Santa Ana was one of a very few Hispanic pilots during World War II. In recent years he has been highlighted in books and documentaries, including Walter Cronkite’s “Heroes of World War II” and a play entitled “Voices of Valor,” which portrays Latinos who served in World War II. He discussed his career for the University of Texas’ U.S. Latino & Latina World War II Oral History Project.
A great-great-nephew of the Mexican general who captured the Alamo in 1836, Santa Ana joined what then was the Army Air Corps during World War II, earning his wings in 1943. Of the 97 cadets in his class, he was the only Latino, he said.
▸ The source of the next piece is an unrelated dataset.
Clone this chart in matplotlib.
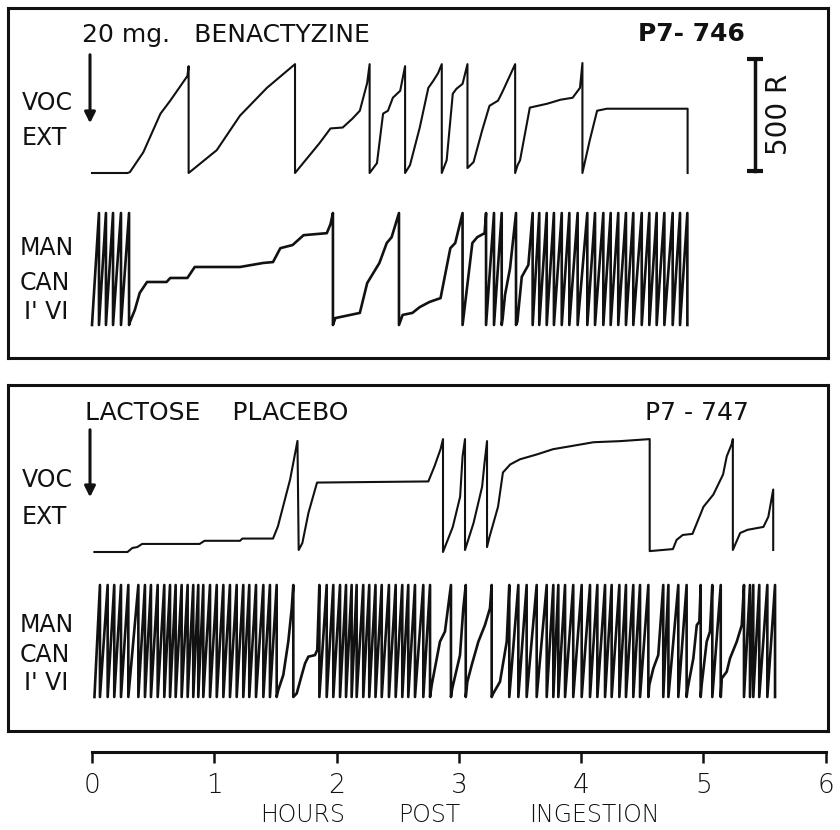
import matplotlib
matplotlib.use("Agg")
import matplotlib.pyplot as plt
import matplotlib.patches as mpatches

# ---- data: cumulative records, time in hours post ingestion, counts in responses ----
# top panel (P7-746, benactyzine), vocal extinction record
voc1_t = [0.00, 0.29, 0.31, 0.42, 0.56, 0.64, 0.78, 0.79, 0.79,
          1.02, 1.21, 1.43, 1.66, 1.66,
          1.86, 1.95, 2.05, 2.13, 2.19, 2.25, 2.27, 2.27,
          2.33, 2.38, 2.42, 2.46, 2.52, 2.56, 2.56,
          2.60, 2.68, 2.75, 2.79, 2.83, 2.86, 2.86,
          2.90, 2.95, 2.98, 3.03, 3.07, 3.07,
          3.12, 3.19, 3.25, 3.32, 3.36, 3.46, 3.46,
          3.48, 3.50, 3.58, 3.72, 3.83, 3.93, 3.99, 4.01, 4.01,
          4.07, 4.13, 4.21, 4.87, 4.87]
voc1_r = [0, 0, 4, 93, 265, 323, 433, 477, 0,
          102, 256, 380, 486, 0,
          133, 199, 203, 243, 278, 402, 486, 0,
          44, 265, 278, 336, 367, 477, 0,
          35, 203, 380, 411, 446, 486, 0,
          57, 354, 376, 398, 486, 22,
          49, 190, 300, 323, 367, 486, 0,
          35, 57, 292, 309, 327, 336, 380, 491, 0,
          146, 278, 287, 287, 0]

# top panel, manipulandum record: pen resets (peaks) and in-between points
man1_start = 0.0
man1_peaks = [0.057, 0.114, 0.172, 0.237, 0.303, 1.97, 2.51, 3.03, 3.222, 3.287,
              3.350, 3.467, 3.603, 3.657, 3.718, 3.777, 3.841, 3.903, 3.971,
              4.050, 4.113, 4.181, 4.241, 4.303, 4.366, 4.426, 4.495, 4.557,
              4.617, 4.680, 4.748, 4.808, 4.868]
man1_mid_t = [0.31, 0.35, 0.39, 0.45, 0.61, 0.64, 0.78, 0.84, 1.21, 1.40, 1.48,
              1.54, 1.64, 1.73, 1.92, 1.95,
              1.99, 2.19, 2.25, 2.30, 2.35, 2.41, 2.45,
              2.54, 2.62, 2.68, 2.76, 2.85, 2.93, 2.97,
              3.11, 3.15, 3.21,
              3.358, 3.377, 3.418, 3.478, 3.514, 3.568]
man1_mid_r = [13, 67, 143, 192, 192, 210, 210, 259, 259, 277, 281,
              343, 357, 401, 410, 450,
              31, 54, 187, 232, 277, 366, 392,
              45, 54, 80, 103, 120, 343, 366,
              366, 392, 410,
              30, 134, 253, 15, 215, 268]

# bottom panel (P7-747, lactose placebo), vocal extinction record
voc2_t = [0.02, 0.29, 0.33, 0.37, 0.41, 0.88, 0.92, 1.21, 1.23, 1.48, 1.52, 1.62, 1.68, 1.69,
          1.72, 1.77, 1.84, 2.75, 2.80, 2.85, 2.87, 2.87,
          2.95, 3.01, 3.03, 3.05, 3.05,
          3.12, 3.19, 3.21, 3.23, 3.23,
          3.25, 3.32, 3.36, 3.42, 3.50, 3.64, 3.77, 3.91, 4.10, 4.32, 4.56, 4.56,
          4.75, 4.78, 4.83, 4.91, 5.00, 5.08, 5.16, 5.19, 5.23, 5.24, 5.24,
          5.30, 5.36, 5.49, 5.53, 5.57, 5.57]
voc2_r = [0, 0, 18, 22, 36, 36, 50, 50, 60, 60, 114, 324, 496, 9,
          40, 175, 310, 315, 382, 459, 504, 0,
          112, 247, 427, 504, 9,
          130, 292, 400, 495, 22,
          67, 202, 355, 391, 414, 436, 459, 472, 490, 495, 504, 4,
          13, 54, 76, 81, 202, 256, 346, 427, 481, 504, 9,
          85, 99, 112, 157, 279, 9]

# bottom panel, manipulandum record
man2_start = 0.02
man2_peaks = [0.065, 0.128, 0.182, 0.237, 0.297, 0.379, 0.433, 0.482, 0.537, 0.591,
              0.638, 0.684, 0.733, 0.782, 0.828, 0.869, 0.910, 0.965, 1.020, 1.074,
              1.128, 1.183, 1.237, 1.286, 1.341, 1.401, 1.455, 1.510, 1.646, 1.859,
              1.919, 1.973, 2.028, 2.077, 2.123, 2.164, 2.218, 2.267, 2.318, 2.369,
              2.428, 2.483, 2.537, 2.586, 2.641, 2.709, 2.764, 2.935, 3.056, 3.268,
              3.412, 3.486, 3.554, 3.636, 3.718, 3.772, 3.813, 3.868, 3.935, 4.004,
              4.072, 4.132, 4.195, 4.249, 4.312, 4.366, 4.426, 4.481, 4.549, 4.671,
              4.713, 4.794, 4.862, 4.977, 5.072, 5.141, 5.331, 5.380, 5.407, 5.456,
              5.522, 5.585]
man2_mid_t = [1.523, 1.564, 1.605, 1.633, 1.674, 1.715, 1.742, 1.769, 1.823, 1.842,
              2.778, 2.845, 2.886, 2.946, 3.009, 3.036,
              3.069, 3.105, 3.159, 3.213, 3.254, 3.281, 3.336, 3.391,
              4.557, 4.590, 4.630, 4.871, 4.917, 4.945, 4.966,
              4.985, 5.026, 5.053, 5.149, 5.190, 5.217, 5.272, 5.313]
man2_mid_r = [31, 98, 247, 396, 16, 98, 150, 180, 187, 210,
              54, 247, 292, 39, 187, 396,
              68, 143, 247, 321, 396, 16, 68, 247,
              54, 128, 187, 39, 173, 321, 336,
              54, 247, 292, 83, 113, 173, 247, 321]

hour_ticks = [0, 1, 2, 3, 4, 5, 6]
axis_words = ["HOURS", "POST", "INGESTION"]
axis_word_hours = [1.72, 2.76, 4.11]

W, H = 840, 830
PX_PER_HOUR = 122.3
X0 = 92
PX_PER_R = 112 / 500
INK = "#111111"


def rect(x0, y0, x1, y1):
    return [x0 / W, 1 - y1 / H, (x1 - x0) / W, (y1 - y0) / H]


def sawtooth(start, peaks, mid_t, mid_r, top=500):
    t, r = [start], [0]
    prev = start
    for p in peaks:
        for mt, mr in zip(mid_t, mid_r):
            if prev < mt < p:
                t.append(mt)
                r.append(mr)
        t += [p, p]
        r += [top, 0]
        prev = p
    return t, r


def record_axes(fig, base_px):
    x0 = X0 - 0.1 * PX_PER_HOUR
    x1 = X0 + 6.0 * PX_PER_HOUR
    ax = fig.add_axes(rect(x0, base_px - 530 * PX_PER_R, x1, base_px + 30 * PX_PER_R))
    ax.set_xlim(-0.1, 6.0)
    ax.set_ylim(-30, 530)
    ax.axis("off")
    ax.patch.set_alpha(0)
    return ax


def label(fig, x, y, s, size=17, **kw):
    fig.text(x / W, 1 - y / H, s, fontsize=size, ha="left", va="center", color=INK, **kw)


def arrow(fig, x, y0, y1):
    fig.add_artist(mpatches.FancyArrowPatch((x / W, 1 - y0 / H), (x / W, 1 - y1 / H),
                                            transform=fig.transFigure, arrowstyle="-|>",
                                            mutation_scale=16, lw=2.2, color=INK))


fig = plt.figure(figsize=(W / 100, H / 100), dpi=100)

# panel frames
for box in [(8, 8, 828, 358), (8, 385, 828, 731)]:
    frame = fig.add_axes(rect(*box))
    frame.set_xticks([])
    frame.set_yticks([])
    for sp in frame.spines.values():
        sp.set_linewidth(2.2)
        sp.set_color(INK)

# records
ax = record_axes(fig, 173)
ax.plot(voc1_t, voc1_r, color=INK, lw=1.5)
bar_t = (755 - X0) / PX_PER_HOUR
ax.plot([bar_t, bar_t], [10, 510], color=INK, lw=2.5, marker="_", ms=11, mew=3)
ax.text((779 - X0) / PX_PER_HOUR, 262, "500 R", rotation=90, ha="center", va="center",
        fontsize=20, color=INK)

t, r = sawtooth(man1_start, man1_peaks, man1_mid_t, man1_mid_r)
ax = record_axes(fig, 325)
ax.plot(t, r, color=INK, lw=1.9)

ax = record_axes(fig, 552)
ax.plot(voc2_t, voc2_r, color=INK, lw=1.5)

t, r = sawtooth(man2_start, man2_peaks, man2_mid_t, man2_mid_r)
ax = record_axes(fig, 697)
ax.plot(t, r, color=INK, lw=1.9)

# labels, top panel
label(fig, 82, 35, "20 mg.   BENACTYZINE", size=18)
label(fig, 638, 34, "P7- 746", size=18, fontweight="bold")
label(fig, 22, 103, "VOC")
label(fig, 22, 138, "EXT")
label(fig, 20, 248, "MAN")
label(fig, 20, 283, "CAN")
label(fig, 24, 312, "I' VI")
arrow(fig, 90, 52, 126)

# labels, bottom panel
label(fig, 85, 413, "LACTOSE    PLACEBO", size=18)
label(fig, 645, 413, "P7 - 747", size=18)
label(fig, 22, 480, "VOC")
label(fig, 22, 517, "EXT")
label(fig, 20, 625, "MAN")
label(fig, 20, 655, "CAN")
label(fig, 24, 683, "I' VI")
arrow(fig, 90, 427, 500)

# time axis
tax = fig.add_axes(rect(X0, 740, X0 + 6 * PX_PER_HOUR, 752))
tax.patch.set_alpha(0)
tax.set_xlim(0, 6)
tax.set_yticks([])
for side in ["top", "left", "right"]:
    tax.spines[side].set_visible(False)
tax.spines["bottom"].set_linewidth(2.2)
tax.spines["bottom"].set_color(INK)
tax.set_xticks(hour_ticks)
tax.set_xticklabels([str(h) for h in hour_ticks], fontsize=19, fontweight="light")
tax.tick_params(axis="x", direction="out", length=8, width=1.8, pad=7, colors=INK)
for word, h in zip(axis_words, axis_word_hours):
    tax.text(h, -5.25, word, transform=tax.get_xaxis_transform(), ha="center",
             va="center", fontsize=17, fontweight="light", color=INK)

plt.savefig("out.png", dpi=100)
At one point in his career, he taught other Hispanics to fly at a basic training school in Waco, Texas.
In 1944 and 1945, as a B-17 pilot with the 486th Bombardment Group, he flew 37 combat missions over Berlin, Dresden and Munich, including those intensive 35 in 17 weeks, logging more than 250 hours of combat flight time. After the war he taught instrument flying, then was assigned to the Berlin Airlift in 1948. He was chief of the U.S. Military Group’s Protocol Office in Madrid in the 1950s and served as a special assistant to the Secretary of Defense in the early 1960s. He retired from the Air Force in 1964.
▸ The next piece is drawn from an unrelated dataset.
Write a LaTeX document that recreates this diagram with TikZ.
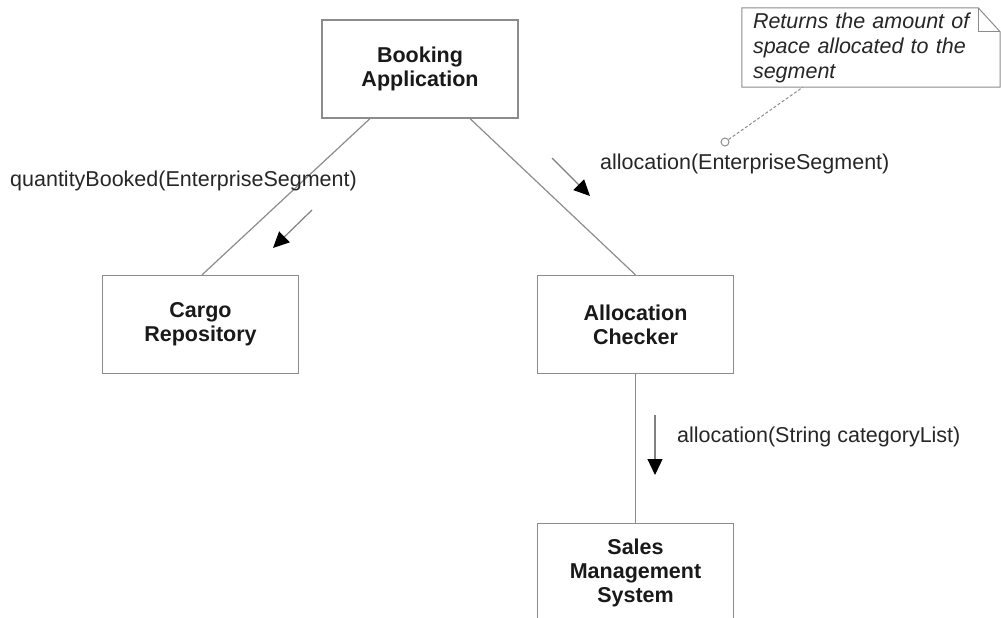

Following retirement, he earned a business degree from the University of Maryland and an advanced degree from George Washington University. He worked in public relations for the FAA, designed and ran NASA exhibits, and served on President Nixon’s Committee on Aging and his Cabinet Committee on Opportunities for Spanish-Speaking People. He continued his passion for flight as an instructor at the Navy Flying Club in Annapolis and as a volunteer for the Air Mobility Command Museum at Dover Air Force Base.
During a 13,000-hour flying career, he flew every multiengine aircraft of his era, starting with the B-17 and including the giant B-36, one of his daughters commented.